I've seen similar problems all over physics.SE and other sites. Most of the time it is about non-compressible fluids, or not about the differential equations. The physical system of interest is comprised as follows:
A rigid container with a gas at temperature $T_1$, pressure $p_1$ and with volume $V_0$. This rigid container has one hole to the surrounding environment. The temperature $T_r$ and pressure $p_r$ of the surrounding environment is constant.
Given that $p_1$ is greater than $p_r$ at $t=0$, what is the change of $p_1$ with $t$?
I assume the following:
- We have an ideal gas
- It is an isothermal process (Is this even a good assumption?)
Here is a sketch:
My problem is, I can't even construct a differential equation for this system. I thought I could derive one by simply using the following two equations:
The ideal gas law,
$$ p_1V_0 = n R T_1, $$
and the volume flow rate through the orifice, which I assume is
$$ \frac{dV}{dt} = K\Delta p = K ( p_r – p_1 ),$$
with $K$ as a constant which represents the geometry of the orifice.

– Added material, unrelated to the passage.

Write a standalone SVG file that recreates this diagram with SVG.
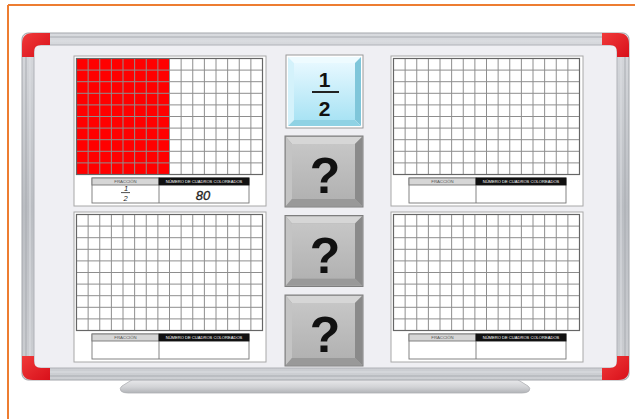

Edit: I think I made an error here. The last equation is only applicable for incompressible fluids.
I tried to get a differential equation for $n$, the number of molecules in mole which are in the container, by substituting $V$ with $\frac{m}{\rho}$ and $m$ with $Mn$:
$$ \frac{d}{dt}V = \frac{d}{dt} \frac{M n}{\rho}$$
But $\rho$ is also depend on $t$ so, there is nothing won here.
Am I on the right track? I do think I have to incorporate the Bernoulli's equation for compressible fluids, but than again, I do not know how.
Best Answer
One very simple way to solve this problem is by using an electrical circuit analogy where your rigid container with a compressed fluid would be represented by a charged capacitor (voltage equivalent to pressure) and the hole in the container as a resistor that's connected to the capacitor with the other end at a voltage equivalent to the pressure on the outside of the container.
Since you're willing to assume ideal gas in an isothermal process as gas expands through the orifice, the relationship between container pressure and the volume of fluid molecules in the container is linear: $P_1 = V/C$. Here $V$ is not $V_o$ ,the container volume, but rather the volume of gas molecules at $p_r$ that were used to charge the pressure in the container to pressure $P_1$. The pneumatic equivalence of capacitance is 'compliance' and that can be determined using the container volume: $C = V_o/p_r$.
With the two elements you have two equations,
The pressure in the container
$$p_1(t)={1\over C} \int Q(t)dt$$
and the pressure drop across the orifice
$$p_1(t) - p_r = Q(t)^2R$$
where $Q$ is the volumetric flow through the orifice, which is equivalent to current in the electrical circuit.
and the volume that leaves the container at pressure $p_r$ is
$$V(t) = \int Q(t)dt$$
Solving the second of these equations for $Q$ and substituting into the first, then solving for $p_1$ gives you the differential equation you need.